What will become of the money?  Ideas glimmer at the edge of imagination, but the final Pleasure has yet to materialize.  It will be a non-food gift to the spirit in whatever form this flighty spirit might take.  Maybe a sports massage, the 90-minute decadent kind.  Maybe dance lessons.  Maybe a down payment on a piano, a night at the theater,  a day at a water park with Bug.  The container garden could use a few decent flowerpots to replace our plastic cast-offs.  These tired feet could use a new pair of shoes.  Maybe the cash will go into the IRA to nourish the long-term pleasure of a stable retirement.

Whatever blessing the money takes, it’s a double pleasure to know that alchemy is an art (or maybe vice versa?)  When turning one life-sapping habit into another, it is possible to make gold.


 

5 thoughts on “Pleasure Bank”

  1. This is a brilliant idea. One of the things people don’t associate with dieting is that it actually saves money. We spend so much money on bad food.

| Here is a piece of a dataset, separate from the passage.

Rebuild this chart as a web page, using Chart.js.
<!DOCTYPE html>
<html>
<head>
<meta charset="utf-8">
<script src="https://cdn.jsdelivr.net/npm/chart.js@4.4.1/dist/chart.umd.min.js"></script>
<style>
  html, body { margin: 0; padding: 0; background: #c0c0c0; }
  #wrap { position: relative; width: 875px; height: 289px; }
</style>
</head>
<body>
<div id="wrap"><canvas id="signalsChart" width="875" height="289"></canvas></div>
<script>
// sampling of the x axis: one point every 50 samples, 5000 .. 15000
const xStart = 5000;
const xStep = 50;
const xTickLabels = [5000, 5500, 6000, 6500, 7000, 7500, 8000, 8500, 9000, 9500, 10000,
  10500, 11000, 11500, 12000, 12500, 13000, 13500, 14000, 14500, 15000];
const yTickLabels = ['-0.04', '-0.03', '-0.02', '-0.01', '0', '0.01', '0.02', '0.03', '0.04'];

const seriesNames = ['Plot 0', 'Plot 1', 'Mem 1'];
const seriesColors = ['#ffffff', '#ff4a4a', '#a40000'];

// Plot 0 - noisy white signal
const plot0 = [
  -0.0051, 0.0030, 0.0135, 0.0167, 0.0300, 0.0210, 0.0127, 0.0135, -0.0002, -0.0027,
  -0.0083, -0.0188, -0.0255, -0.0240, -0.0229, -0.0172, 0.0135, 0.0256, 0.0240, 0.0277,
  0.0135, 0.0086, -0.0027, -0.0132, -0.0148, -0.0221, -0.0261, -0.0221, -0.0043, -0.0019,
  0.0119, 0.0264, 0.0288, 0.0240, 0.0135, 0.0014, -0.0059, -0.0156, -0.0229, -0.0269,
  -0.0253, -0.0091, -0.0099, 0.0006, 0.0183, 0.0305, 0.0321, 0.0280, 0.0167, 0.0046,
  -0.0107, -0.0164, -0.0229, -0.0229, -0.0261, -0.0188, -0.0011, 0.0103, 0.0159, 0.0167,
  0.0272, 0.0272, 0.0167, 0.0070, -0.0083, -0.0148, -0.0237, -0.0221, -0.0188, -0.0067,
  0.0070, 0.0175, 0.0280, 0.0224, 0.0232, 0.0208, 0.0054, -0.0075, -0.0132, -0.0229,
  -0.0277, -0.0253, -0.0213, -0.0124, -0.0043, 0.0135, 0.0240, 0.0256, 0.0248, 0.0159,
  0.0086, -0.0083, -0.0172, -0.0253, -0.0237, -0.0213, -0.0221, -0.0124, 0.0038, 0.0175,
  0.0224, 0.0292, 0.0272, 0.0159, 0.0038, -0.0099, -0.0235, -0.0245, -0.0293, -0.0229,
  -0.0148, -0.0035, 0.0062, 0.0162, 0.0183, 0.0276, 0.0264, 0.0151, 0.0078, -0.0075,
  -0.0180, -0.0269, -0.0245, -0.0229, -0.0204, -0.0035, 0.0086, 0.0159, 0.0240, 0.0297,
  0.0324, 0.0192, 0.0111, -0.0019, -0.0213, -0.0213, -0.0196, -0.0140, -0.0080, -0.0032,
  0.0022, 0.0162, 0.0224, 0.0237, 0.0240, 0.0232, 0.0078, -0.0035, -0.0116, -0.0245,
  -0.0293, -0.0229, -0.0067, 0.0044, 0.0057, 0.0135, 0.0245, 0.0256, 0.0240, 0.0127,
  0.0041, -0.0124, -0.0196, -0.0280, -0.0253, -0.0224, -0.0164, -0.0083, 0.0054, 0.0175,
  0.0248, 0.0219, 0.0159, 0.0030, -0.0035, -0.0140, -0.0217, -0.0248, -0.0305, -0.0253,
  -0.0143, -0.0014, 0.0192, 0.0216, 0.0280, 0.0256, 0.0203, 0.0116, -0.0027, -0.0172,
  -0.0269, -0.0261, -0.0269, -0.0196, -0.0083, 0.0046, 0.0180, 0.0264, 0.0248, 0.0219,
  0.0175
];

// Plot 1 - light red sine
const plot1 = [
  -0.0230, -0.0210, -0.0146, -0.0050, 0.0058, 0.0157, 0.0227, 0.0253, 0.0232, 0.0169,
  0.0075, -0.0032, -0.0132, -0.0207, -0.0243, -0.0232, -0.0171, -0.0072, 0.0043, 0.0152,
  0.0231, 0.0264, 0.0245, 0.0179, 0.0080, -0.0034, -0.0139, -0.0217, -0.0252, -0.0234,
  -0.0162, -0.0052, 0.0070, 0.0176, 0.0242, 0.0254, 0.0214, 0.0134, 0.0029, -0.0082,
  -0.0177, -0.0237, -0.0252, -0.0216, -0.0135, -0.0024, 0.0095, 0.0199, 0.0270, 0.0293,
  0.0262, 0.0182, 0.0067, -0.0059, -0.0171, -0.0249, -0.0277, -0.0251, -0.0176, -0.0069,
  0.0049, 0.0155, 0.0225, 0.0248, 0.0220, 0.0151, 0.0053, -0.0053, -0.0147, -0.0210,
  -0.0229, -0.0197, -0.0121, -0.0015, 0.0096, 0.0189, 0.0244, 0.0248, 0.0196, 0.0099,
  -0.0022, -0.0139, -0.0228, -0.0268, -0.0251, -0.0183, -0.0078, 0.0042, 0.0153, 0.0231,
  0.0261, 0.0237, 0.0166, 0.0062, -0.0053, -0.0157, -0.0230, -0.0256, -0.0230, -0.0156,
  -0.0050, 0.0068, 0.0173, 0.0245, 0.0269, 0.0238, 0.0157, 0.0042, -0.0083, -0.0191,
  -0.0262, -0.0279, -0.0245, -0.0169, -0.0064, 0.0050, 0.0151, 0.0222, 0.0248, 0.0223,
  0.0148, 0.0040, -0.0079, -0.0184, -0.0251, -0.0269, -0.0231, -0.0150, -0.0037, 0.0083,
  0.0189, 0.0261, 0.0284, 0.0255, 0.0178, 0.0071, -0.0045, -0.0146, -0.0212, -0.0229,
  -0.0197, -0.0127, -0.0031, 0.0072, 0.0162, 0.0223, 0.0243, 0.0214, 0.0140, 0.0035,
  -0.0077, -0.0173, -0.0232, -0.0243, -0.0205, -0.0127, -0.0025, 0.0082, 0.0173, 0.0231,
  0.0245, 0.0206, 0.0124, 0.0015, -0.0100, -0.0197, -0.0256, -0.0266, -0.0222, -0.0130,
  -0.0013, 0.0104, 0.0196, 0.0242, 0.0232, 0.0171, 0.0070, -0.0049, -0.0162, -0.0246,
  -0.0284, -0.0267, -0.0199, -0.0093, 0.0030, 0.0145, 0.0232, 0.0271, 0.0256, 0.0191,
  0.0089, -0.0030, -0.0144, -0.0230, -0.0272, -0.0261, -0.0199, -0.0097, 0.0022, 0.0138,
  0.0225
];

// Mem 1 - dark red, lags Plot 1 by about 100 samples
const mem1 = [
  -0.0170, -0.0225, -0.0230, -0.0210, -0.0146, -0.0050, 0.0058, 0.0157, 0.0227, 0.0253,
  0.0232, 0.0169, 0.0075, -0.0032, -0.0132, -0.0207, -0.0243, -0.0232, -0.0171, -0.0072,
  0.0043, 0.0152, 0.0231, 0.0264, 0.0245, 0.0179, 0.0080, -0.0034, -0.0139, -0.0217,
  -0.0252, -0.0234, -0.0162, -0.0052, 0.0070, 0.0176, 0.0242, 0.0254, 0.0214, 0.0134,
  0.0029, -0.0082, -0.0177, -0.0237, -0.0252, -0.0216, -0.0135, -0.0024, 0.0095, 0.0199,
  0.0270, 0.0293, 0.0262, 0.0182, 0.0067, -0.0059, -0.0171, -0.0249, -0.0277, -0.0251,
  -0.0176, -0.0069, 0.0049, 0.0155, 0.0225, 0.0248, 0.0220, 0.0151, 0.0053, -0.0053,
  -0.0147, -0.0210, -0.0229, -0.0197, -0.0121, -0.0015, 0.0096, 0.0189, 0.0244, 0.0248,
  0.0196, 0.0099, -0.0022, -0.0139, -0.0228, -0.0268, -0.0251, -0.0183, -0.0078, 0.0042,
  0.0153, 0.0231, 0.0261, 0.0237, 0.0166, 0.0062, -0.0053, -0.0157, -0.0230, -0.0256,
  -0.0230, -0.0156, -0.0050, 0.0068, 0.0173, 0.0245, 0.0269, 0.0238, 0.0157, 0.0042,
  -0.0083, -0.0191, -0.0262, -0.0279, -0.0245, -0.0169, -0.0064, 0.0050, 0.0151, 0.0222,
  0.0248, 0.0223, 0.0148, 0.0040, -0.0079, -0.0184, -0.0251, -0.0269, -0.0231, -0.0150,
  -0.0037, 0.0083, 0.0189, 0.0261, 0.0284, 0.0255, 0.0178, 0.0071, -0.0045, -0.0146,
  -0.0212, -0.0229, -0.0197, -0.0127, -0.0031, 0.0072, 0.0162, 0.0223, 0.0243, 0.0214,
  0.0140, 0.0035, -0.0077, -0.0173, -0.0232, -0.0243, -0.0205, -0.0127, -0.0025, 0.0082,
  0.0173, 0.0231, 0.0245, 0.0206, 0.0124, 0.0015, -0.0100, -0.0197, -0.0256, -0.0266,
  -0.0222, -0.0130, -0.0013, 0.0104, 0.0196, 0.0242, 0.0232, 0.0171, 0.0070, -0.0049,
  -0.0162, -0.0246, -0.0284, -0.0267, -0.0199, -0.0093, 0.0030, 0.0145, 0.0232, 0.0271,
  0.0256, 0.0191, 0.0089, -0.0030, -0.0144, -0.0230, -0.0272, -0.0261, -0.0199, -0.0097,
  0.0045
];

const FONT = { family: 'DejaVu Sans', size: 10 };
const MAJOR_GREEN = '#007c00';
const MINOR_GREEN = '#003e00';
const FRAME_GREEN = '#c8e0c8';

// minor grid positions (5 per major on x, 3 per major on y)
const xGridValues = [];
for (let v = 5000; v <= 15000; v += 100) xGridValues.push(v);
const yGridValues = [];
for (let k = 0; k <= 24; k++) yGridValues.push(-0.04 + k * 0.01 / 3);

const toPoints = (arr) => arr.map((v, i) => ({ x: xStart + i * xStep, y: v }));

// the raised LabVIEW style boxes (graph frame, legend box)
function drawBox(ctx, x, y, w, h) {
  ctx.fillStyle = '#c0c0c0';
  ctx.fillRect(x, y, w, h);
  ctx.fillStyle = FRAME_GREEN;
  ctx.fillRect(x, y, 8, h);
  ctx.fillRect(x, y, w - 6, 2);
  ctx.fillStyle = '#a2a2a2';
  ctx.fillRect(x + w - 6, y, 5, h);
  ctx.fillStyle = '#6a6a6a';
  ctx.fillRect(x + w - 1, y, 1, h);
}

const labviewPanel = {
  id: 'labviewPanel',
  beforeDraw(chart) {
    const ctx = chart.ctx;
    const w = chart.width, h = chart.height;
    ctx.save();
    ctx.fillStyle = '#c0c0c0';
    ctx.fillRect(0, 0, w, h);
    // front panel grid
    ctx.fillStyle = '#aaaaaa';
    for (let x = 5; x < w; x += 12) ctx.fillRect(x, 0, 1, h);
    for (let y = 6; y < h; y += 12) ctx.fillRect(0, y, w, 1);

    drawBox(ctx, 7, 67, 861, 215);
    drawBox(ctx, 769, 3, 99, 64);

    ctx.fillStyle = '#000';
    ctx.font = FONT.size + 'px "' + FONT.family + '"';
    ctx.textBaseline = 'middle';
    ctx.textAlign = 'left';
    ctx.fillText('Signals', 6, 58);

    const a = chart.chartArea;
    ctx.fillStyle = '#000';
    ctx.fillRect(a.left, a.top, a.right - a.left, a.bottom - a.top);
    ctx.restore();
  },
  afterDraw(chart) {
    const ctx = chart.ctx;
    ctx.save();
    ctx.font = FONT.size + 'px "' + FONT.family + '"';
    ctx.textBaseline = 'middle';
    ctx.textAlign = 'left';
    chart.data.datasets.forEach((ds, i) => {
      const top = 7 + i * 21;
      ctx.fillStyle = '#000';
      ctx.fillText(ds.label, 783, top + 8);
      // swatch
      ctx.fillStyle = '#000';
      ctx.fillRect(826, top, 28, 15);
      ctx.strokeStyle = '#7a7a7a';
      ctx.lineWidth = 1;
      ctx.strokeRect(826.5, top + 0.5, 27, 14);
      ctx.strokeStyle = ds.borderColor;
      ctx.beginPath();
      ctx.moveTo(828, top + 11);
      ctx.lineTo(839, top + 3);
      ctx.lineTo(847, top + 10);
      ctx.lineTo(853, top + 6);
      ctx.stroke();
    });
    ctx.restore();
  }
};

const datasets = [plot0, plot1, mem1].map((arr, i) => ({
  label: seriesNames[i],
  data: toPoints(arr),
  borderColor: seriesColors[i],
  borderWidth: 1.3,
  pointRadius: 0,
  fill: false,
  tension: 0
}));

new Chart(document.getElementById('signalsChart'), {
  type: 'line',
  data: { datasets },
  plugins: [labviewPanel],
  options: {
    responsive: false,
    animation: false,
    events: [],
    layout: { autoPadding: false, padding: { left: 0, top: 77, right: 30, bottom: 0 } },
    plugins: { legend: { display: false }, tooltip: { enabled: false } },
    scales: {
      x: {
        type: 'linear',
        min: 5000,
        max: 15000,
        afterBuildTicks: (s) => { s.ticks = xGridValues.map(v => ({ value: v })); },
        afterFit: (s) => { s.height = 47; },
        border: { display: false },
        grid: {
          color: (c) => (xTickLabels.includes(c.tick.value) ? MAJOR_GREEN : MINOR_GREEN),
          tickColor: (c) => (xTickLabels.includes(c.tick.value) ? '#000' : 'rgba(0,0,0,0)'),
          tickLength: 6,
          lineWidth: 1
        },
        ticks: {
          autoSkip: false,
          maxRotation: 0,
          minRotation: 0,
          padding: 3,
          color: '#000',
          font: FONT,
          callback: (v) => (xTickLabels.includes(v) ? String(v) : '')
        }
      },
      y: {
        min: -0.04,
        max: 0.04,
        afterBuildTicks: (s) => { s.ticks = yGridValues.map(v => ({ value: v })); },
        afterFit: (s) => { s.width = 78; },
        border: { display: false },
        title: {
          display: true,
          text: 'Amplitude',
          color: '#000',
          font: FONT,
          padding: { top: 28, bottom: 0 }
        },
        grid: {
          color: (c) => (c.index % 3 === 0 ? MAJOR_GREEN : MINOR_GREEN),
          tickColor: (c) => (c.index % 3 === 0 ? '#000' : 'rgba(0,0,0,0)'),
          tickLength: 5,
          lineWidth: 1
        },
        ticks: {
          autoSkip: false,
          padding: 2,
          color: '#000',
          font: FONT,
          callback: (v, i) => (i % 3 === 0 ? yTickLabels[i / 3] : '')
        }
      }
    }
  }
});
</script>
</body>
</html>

    One of many many diets I went on was a very expensive liquid fast. It was part of structured thing where we had nutrition lessons and behavioral therapy and physical therapy. And all we ate (or drank) were nutritionally complete shakes. It was probably the most expensive diet I ever was on. And I wasn’t really sure I could afford it. But in the end, it was fine. Because I wasn’t spending all that money on food could spend it on this plan. And I spent A LOT of money on food. It was an eye opening experience for me.

  2. yeah by and large bad habits need to be replaced with good habits and sounds like this is working for you, sorry that things are piling up and pulling ya down.